FULTON, Ill. — Fulton residents came out Saturday afternoon for a look at a water treatment plant and wells that cost more than $3 million.
The City of Fulton held an open house for the new well 4 treatment plant and well 5 project, completed earlier this year. The two wells were constructed on the existing well 4 site. The treatment plant stands at 1610 11th St. and will be used to filter iron and manganese from well 4 and the combined radium from well 5.
City Engineer Matt Hansen told those attending the open house that their water will not taste any different because of the filtration process. He explained the history and cost of the project, as well as how the new 1,200-gallon-per-minute pressure filter will improve the area’s water.

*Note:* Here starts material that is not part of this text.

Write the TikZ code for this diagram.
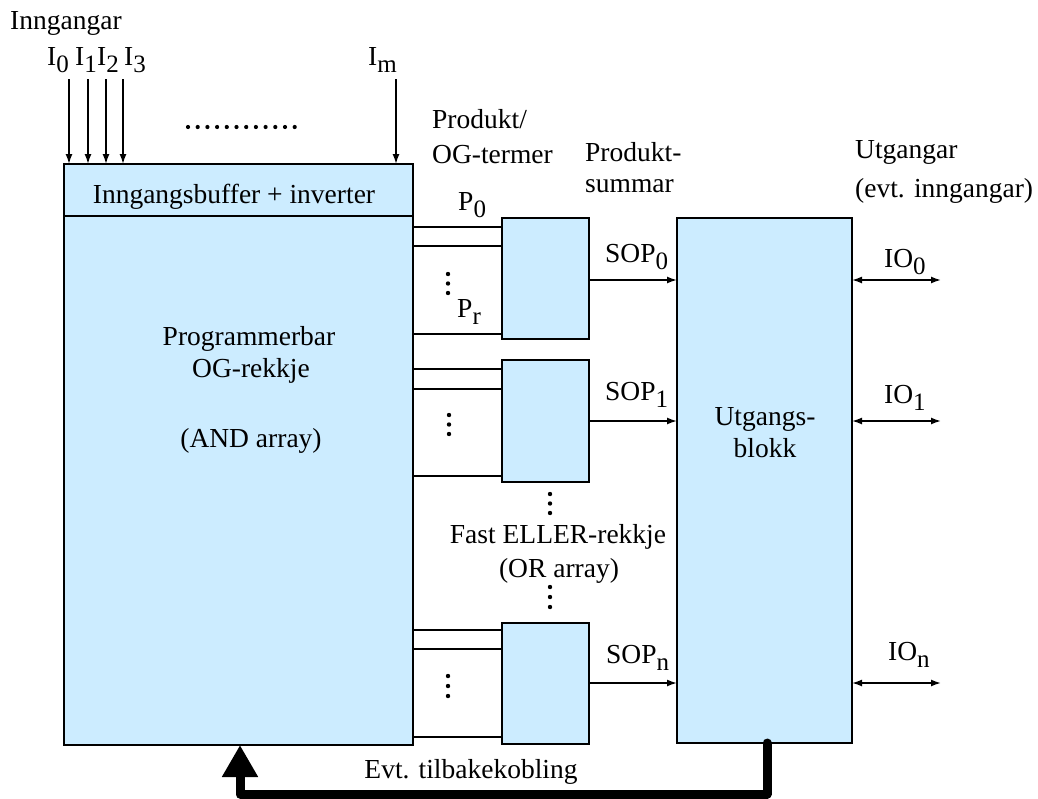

“It’s a modern facility,” Hansen said. “It’s going to take Fulton through the next 40 to 50 years.”
The cost of the Phase II water system was $3,494,774, with the city obtaining an IEPA Revolving Fund Loan to fund the project. This includes a 25 percent forgiveness of the principal, with the remaining costs fundeD during 20 years at an interest rate of 2.295 percent. Th IEPA forgiveness grant totaled $873,693.
Life-long Fulton resident Randy Swemline attended the open house, held from noon to 2 p.m. Saturday. He remembers driving past the facility frequently while it was under construction.
“I just wanted to see the investment the city made,” Swemline said. “I’m very pleased with what they did.”
He also found Hansen’s presentation on the plant to be very informative. Swemline had wondered what would happen to the wells during a power outage, worried there could be a problem if there was a fire during such an outage. He was happy to hear the facility has a standby generator.
“Even though you lose power, you’ll always be able to produce water out of the facility,” Hansen said.
Hansen and City Works Director Dan Clark were excited by this project, saying a lot of people were involved in it. They both thanked Former City Administrator Randy Balk for getting this project done. Balk attended the open house and was happy to see the project showcased.
“This is a pleasant dream coming true,” Balk said.
Others associated with the project came to the open house, including contractor Bill Brown. Brown’s job foreman, Gary Linton, brought his daughters, Jayden and Brooke, to see what he helped build.
“A lot of work went into it,” Linton said. “I know the city needs something like this and it’s a big improvement for the waterworks department. I know that.”